More importantly Duck Duck Go is actually considered worse than Google even by many people that use Duck Duck Go so this is considered a significant feature. Granted, it's debatable how much worse but Bing / Duck Duck go are viewed as competitive search engines not better search engines. Plenty of people are doing regular head to head comparisons with people using different search engines for the same query if they can't find it on one they use the other. After a while the 'better' engine generally becomes their dealt.

Windows on the other hand has a lot of inertia due to third part integration. For example there is a much smaller selection of games on OS X than windows which creates a feedback loop. There is no way OS X could hit 50% market share in 3 years let alone a brand new OS starting from scratch, but search has seen massive swings in market share fairly recently.

PS: The g! feature is also great for fine tuning their search engine. Providing a listing of every pain point when people gave up.

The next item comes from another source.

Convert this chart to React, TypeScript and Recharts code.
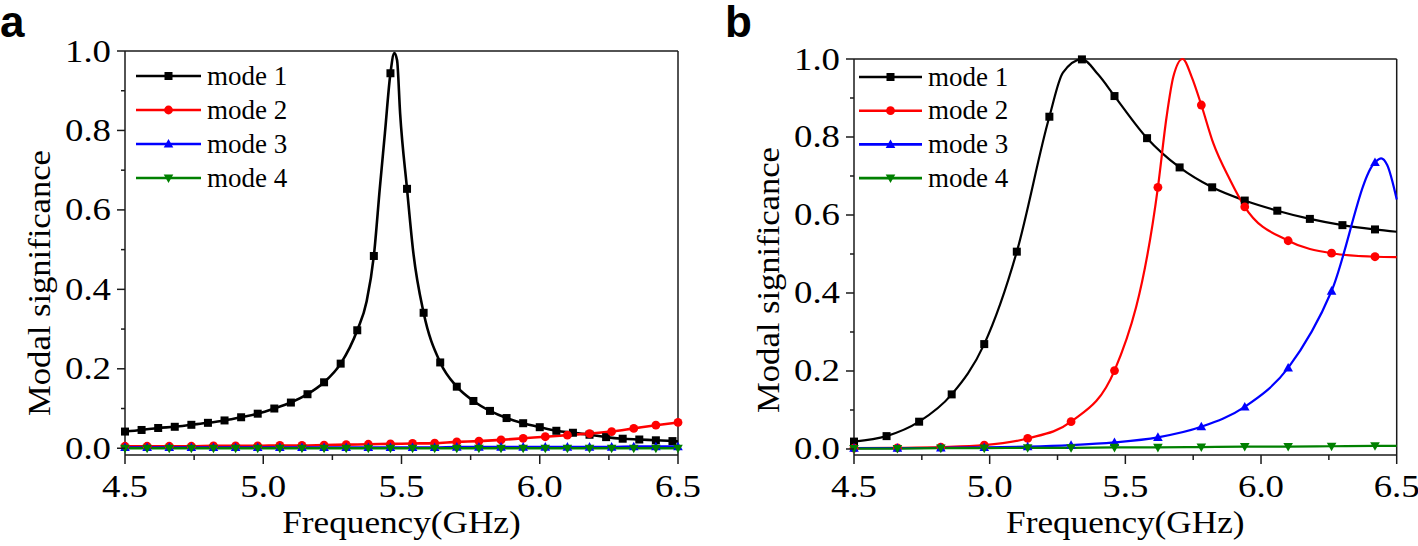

DDG definitely has sore spots. But the ! shortcuts more than make up for it.

So, browsing through these projects I see a lot of crawlers.

Where is the search tech? Other than that one project which seems to be a JS-frontend for Lucene/Solr, I can't find anything having to do with Information Retrieval.

Unless I'm missing something, the article and the previous one it links to seem to be a bit overblown.

"Could The U.S. Military's New Search Engine Replace Google?" -> Not if the U.S. Military's New Search Engine is the vanilla Lucene/Solr.

Link: http://www.darpa.mil/opencatalog/MEMEX.html

This is where the "Memex" name comes from: http://en.wikipedia.org/wiki/Memex

A memex is a "hypothetical proto-hypertext system that Vannevar Bush described in his 1945 The Atlantic Monthly article 'As We May Think'."

I'm rather disappointed that DARPA chose it as the name for a project that, according to Wired according to Wikipedia, "aims to shine a light on the dark web and uncover patterns and relationships in online data to help law enforcement and others track illegal activity".

It's explicitly designed to work outside that single sphere:

Memex seeks to develop software that advances online search capabilities far beyond the current state of the art. The goal is to invent better methods for interacting with and sharing information, so users can quickly and thoroughly organize and search subsets of information relevant to their individual interests....

Memex would ultimately apply to any public domain content; initially, DARPA plans to develop Memex to address a key Defense Department mission: fighting human trafficking.


No, DARPA plans to expand Memex so it works outside that single sphere. I'm not reading anything that suggests it's designed to work outside that sphere.

But we could go back and forth on the distinction between "seeks to" and "designed to" all night, so I'll leave it at that. :)

You're both right. The trend with these I2O programs (and other departments) is to design a system of loosely coupled pieces that are tailored to a specific problem domain, in this case human trafficking, and then generalize in the next couple years later. By the third or fourth year you could expect to see multiple engagements with corporate industry and Gov't/DOD/LE/etc to appl these tools to their data, and thus generalize and polish the final product. The end goal is adoption of the technology and successful transition to some partner. The good programs tend to run for 3-4 years if they can justify their existence to the DARPA leadership. This is also roughly the tenure of a program manager, although a program manager may have more than one program going at a time.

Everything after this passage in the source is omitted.